TASK DETAILS ::
Please transcribe the data that follows without the pictures, keeping every word the same.
— Start DATA EXTRACT —
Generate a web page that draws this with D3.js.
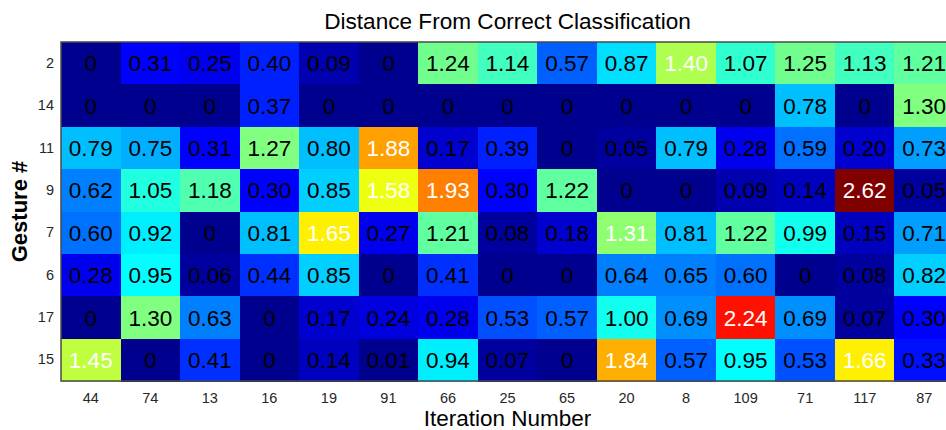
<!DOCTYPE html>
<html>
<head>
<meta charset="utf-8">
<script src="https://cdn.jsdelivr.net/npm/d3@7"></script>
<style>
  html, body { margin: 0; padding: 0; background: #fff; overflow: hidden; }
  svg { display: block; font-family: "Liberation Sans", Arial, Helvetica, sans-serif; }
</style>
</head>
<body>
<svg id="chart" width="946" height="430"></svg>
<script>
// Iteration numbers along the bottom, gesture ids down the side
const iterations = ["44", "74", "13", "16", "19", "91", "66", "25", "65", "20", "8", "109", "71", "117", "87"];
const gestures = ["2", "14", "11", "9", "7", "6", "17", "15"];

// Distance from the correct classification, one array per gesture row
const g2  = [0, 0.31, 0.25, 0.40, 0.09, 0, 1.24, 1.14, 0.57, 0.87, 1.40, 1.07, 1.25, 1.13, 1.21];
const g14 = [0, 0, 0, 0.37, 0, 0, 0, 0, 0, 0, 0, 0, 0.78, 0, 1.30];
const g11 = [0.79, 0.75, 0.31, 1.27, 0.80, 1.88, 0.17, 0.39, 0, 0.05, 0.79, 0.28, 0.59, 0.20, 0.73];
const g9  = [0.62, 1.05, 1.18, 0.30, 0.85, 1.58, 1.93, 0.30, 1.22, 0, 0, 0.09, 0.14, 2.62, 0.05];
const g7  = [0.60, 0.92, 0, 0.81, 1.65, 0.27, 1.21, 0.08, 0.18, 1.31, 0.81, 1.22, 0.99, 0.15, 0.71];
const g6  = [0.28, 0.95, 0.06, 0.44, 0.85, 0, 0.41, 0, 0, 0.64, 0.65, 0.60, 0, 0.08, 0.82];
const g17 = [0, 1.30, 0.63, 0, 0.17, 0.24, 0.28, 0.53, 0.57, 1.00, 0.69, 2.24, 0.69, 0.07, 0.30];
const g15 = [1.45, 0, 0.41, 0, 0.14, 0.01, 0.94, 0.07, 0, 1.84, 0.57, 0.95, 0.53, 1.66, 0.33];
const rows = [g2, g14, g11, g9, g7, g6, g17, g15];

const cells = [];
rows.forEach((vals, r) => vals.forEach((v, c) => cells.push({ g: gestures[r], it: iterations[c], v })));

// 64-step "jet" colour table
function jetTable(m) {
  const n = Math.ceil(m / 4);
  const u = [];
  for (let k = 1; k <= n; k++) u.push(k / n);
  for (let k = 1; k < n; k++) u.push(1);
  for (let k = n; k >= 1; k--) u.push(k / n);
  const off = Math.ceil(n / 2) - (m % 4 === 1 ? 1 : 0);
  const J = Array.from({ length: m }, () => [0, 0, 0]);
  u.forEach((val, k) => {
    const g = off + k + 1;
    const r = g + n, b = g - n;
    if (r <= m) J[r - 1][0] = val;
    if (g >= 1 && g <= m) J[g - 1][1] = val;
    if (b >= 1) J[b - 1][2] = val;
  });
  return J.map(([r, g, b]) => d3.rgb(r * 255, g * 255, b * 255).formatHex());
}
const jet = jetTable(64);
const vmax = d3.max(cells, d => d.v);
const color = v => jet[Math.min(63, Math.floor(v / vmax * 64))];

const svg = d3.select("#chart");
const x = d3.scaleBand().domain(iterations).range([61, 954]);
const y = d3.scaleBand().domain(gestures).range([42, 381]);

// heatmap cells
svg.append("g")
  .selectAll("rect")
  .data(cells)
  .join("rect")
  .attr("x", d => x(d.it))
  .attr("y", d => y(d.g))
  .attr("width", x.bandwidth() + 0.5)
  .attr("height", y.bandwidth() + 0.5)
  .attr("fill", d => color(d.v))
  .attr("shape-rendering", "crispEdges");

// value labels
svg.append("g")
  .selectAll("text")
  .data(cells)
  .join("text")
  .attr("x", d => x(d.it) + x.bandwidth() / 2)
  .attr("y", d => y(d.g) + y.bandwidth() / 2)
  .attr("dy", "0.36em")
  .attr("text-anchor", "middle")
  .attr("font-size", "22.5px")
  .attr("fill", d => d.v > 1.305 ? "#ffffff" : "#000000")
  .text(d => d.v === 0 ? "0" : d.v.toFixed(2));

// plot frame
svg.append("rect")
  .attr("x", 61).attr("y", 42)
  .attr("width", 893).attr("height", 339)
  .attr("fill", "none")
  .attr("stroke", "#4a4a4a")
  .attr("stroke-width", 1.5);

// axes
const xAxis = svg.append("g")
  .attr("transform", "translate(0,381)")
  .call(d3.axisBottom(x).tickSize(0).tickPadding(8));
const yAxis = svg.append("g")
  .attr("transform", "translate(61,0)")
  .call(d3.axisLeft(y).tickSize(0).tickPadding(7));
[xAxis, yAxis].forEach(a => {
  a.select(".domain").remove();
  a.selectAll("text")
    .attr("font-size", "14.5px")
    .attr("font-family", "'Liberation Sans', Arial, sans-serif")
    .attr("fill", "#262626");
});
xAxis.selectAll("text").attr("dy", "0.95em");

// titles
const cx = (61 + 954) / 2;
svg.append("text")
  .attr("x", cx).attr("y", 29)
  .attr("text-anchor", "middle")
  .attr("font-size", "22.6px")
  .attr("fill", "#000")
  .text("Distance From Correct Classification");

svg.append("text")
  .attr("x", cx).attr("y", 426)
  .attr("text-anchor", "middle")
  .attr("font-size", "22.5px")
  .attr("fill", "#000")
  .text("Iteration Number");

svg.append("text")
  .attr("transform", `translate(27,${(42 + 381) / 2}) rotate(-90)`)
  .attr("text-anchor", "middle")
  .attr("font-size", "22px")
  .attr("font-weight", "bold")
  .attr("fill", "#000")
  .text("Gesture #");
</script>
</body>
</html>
— End DATA EXTRACT —
FINISHED ANSWER ::
Generate a web page that draws this with D3.js.
<!DOCTYPE html>
<html>
<head>
<meta charset="utf-8">
<script src="https://cdn.jsdelivr.net/npm/d3@7"></script>
<style>
  html, body { margin: 0; padding: 0; background: #fff; overflow: hidden; }
  svg { display: block; font-family: "Liberation Sans", Arial, Helvetica, sans-serif; }
</style>
</head>
<body>
<svg id="chart" width="946" height="430"></svg>
<script>
// Iteration numbers along the bottom, gesture ids down the side
const iterations = ["44", "74", "13", "16", "19", "91", "66", "25", "65", "20", "8", "109", "71", "117", "87"];
const gestures = ["2", "14", "11", "9", "7", "6", "17", "15"];

// Distance from the correct classification, one array per gesture row
const g2  = [0, 0.31, 0.25, 0.40, 0.09, 0, 1.24, 1.14, 0.57, 0.87, 1.40, 1.07, 1.25, 1.13, 1.21];
const g14 = [0, 0, 0, 0.37, 0, 0, 0, 0, 0, 0, 0, 0, 0.78, 0, 1.30];
const g11 = [0.79, 0.75, 0.31, 1.27, 0.80, 1.88, 0.17, 0.39, 0, 0.05, 0.79, 0.28, 0.59, 0.20, 0.73];
const g9  = [0.62, 1.05, 1.18, 0.30, 0.85, 1.58, 1.93, 0.30, 1.22, 0, 0, 0.09, 0.14, 2.62, 0.05];
const g7  = [0.60, 0.92, 0, 0.81, 1.65, 0.27, 1.21, 0.08, 0.18, 1.31, 0.81, 1.22, 0.99, 0.15, 0.71];
const g6  = [0.28, 0.95, 0.06, 0.44, 0.85, 0, 0.41, 0, 0, 0.64, 0.65, 0.60, 0, 0.08, 0.82];
const g17 = [0, 1.30, 0.63, 0, 0.17, 0.24, 0.28, 0.53, 0.57, 1.00, 0.69, 2.24, 0.69, 0.07, 0.30];
const g15 = [1.45, 0, 0.41, 0, 0.14, 0.01, 0.94, 0.07, 0, 1.84, 0.57, 0.95, 0.53, 1.66, 0.33];
const rows = [g2, g14, g11, g9, g7, g6, g17, g15];

const cells = [];
rows.forEach((vals, r) => vals.forEach((v, c) => cells.push({ g: gestures[r], it: iterations[c], v })));

// 64-step "jet" colour table
function jetTable(m) {
  const n = Math.ceil(m / 4);
  const u = [];
  for (let k = 1; k <= n; k++) u.push(k / n);
  for (let k = 1; k < n; k++) u.push(1);
  for (let k = n; k >= 1; k--) u.push(k / n);
  const off = Math.ceil(n / 2) - (m % 4 === 1 ? 1 : 0);
  const J = Array.from({ length: m }, () => [0, 0, 0]);
  u.forEach((val, k) => {
    const g = off + k + 1;
    const r = g + n, b = g - n;
    if (r <= m) J[r - 1][0] = val;
    if (g >= 1 && g <= m) J[g - 1][1] = val;
    if (b >= 1) J[b - 1][2] = val;
  });
  return J.map(([r, g, b]) => d3.rgb(r * 255, g * 255, b * 255).formatHex());
}
const jet = jetTable(64);
const vmax = d3.max(cells, d => d.v);
const color = v => jet[Math.min(63, Math.floor(v / vmax * 64))];

const svg = d3.select("#chart");
const x = d3.scaleBand().domain(iterations).range([61, 954]);
const y = d3.scaleBand().domain(gestures).range([42, 381]);

// heatmap cells
svg.append("g")
  .selectAll("rect")
  .data(cells)
  .join("rect")
  .attr("x", d => x(d.it))
  .attr("y", d => y(d.g))
  .attr("width", x.bandwidth() + 0.5)
  .attr("height", y.bandwidth() + 0.5)
  .attr("fill", d => color(d.v))
  .attr("shape-rendering", "crispEdges");

// value labels
svg.append("g")
  .selectAll("text")
  .data(cells)
  .join("text")
  .attr("x", d => x(d.it) + x.bandwidth() / 2)
  .attr("y", d => y(d.g) + y.bandwidth() / 2)
  .attr("dy", "0.36em")
  .attr("text-anchor", "middle")
  .attr("font-size", "22.5px")
  .attr("fill", d => d.v > 1.305 ? "#ffffff" : "#000000")
  .text(d => d.v === 0 ? "0" : d.v.toFixed(2));

// plot frame
svg.append("rect")
  .attr("x", 61).attr("y", 42)
  .attr("width", 893).attr("height", 339)
  .attr("fill", "none")
  .attr("stroke", "#4a4a4a")
  .attr("stroke-width", 1.5);

// axes
const xAxis = svg.append("g")
  .attr("transform", "translate(0,381)")
  .call(d3.axisBottom(x).tickSize(0).tickPadding(8));
const yAxis = svg.append("g")
  .attr("transform", "translate(61,0)")
  .call(d3.axisLeft(y).tickSize(0).tickPadding(7));
[xAxis, yAxis].forEach(a => {
  a.select(".domain").remove();
  a.selectAll("text")
    .attr("font-size", "14.5px")
    .attr("font-family", "'Liberation Sans', Arial, sans-serif")
    .attr("fill", "#262626");
});
xAxis.selectAll("text").attr("dy", "0.95em");

// titles
const cx = (61 + 954) / 2;
svg.append("text")
  .attr("x", cx).attr("y", 29)
  .attr("text-anchor", "middle")
  .attr("font-size", "22.6px")
  .attr("fill", "#000")
  .text("Distance From Correct Classification");

svg.append("text")
  .attr("x", cx).attr("y", 426)
  .attr("text-anchor", "middle")
  .attr("font-size", "22.5px")
  .attr("fill", "#000")
  .text("Iteration Number");

svg.append("text")
  .attr("transform", `translate(27,${(42 + 381) / 2}) rotate(-90)`)
  .attr("text-anchor", "middle")
  .attr("font-size", "22px")
  .attr("font-weight", "bold")
  .attr("fill", "#000")
  .text("Gesture #");
</script>
</body>
</html>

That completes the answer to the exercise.